Zudem hatte der Premier soeben erst einen Skandal überstanden, bei dem ihn viele Beobachter schon am Ende gewähnt hatten: Die »Partygate«-Affäre um illegale Lockdown-Feiern in der Downing Street. Wegen der Teilnahme an einer der Partys hatte der Premier persönlich eine Geldstrafe zahlen müssen. Er blieb entgegen der Erwartungen auch innerparteilicher Kritiker dennoch im Amt. Dabei half ihm nach Ansicht von Experten auch sein deutliches Eintreten für die Ukraine im Krieg gegen Russland. Nach den Parteiregeln darf es nun ein Jahr lang nicht zu einer weiteren Abstimmung kommen.

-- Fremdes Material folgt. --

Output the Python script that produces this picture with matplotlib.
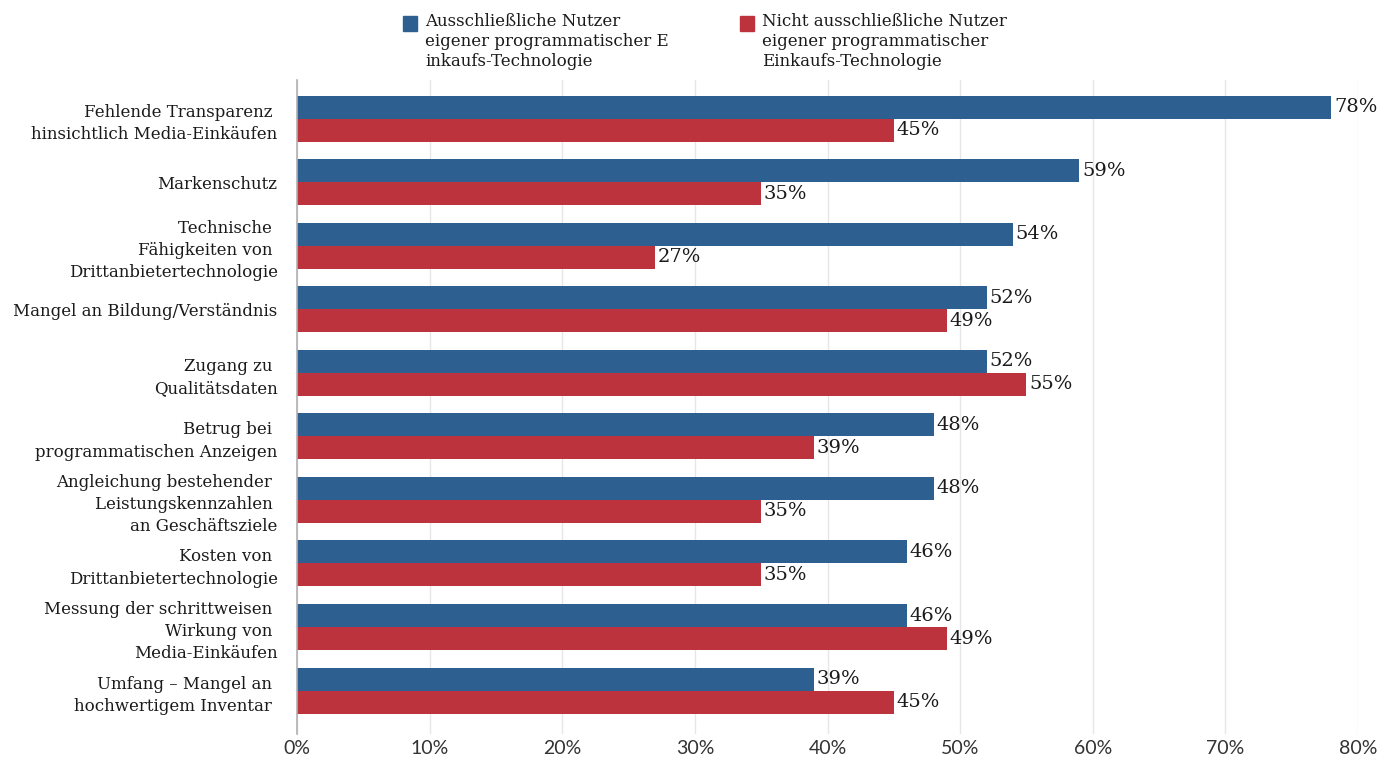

Dennoch könnte Johnson nach den Rücktritten von Sunak und Javid aus dem Amt getrieben werden. An diesem Mittwoch heißt es: Showtime! Planmäßig muss sich Johnson einem Liaison Committee stellen, einem Parlamentsausschuss. Die Befragung ist traditionell ein Höhepunkt des Parlamentsjahres. Dabei überbieten sich die Mitglieder oft mit unangenehmen Fragen, sie »grillen« den Premier. Es wird Johnsons erste Schlacht beim nächsten Kampf um sein Amt.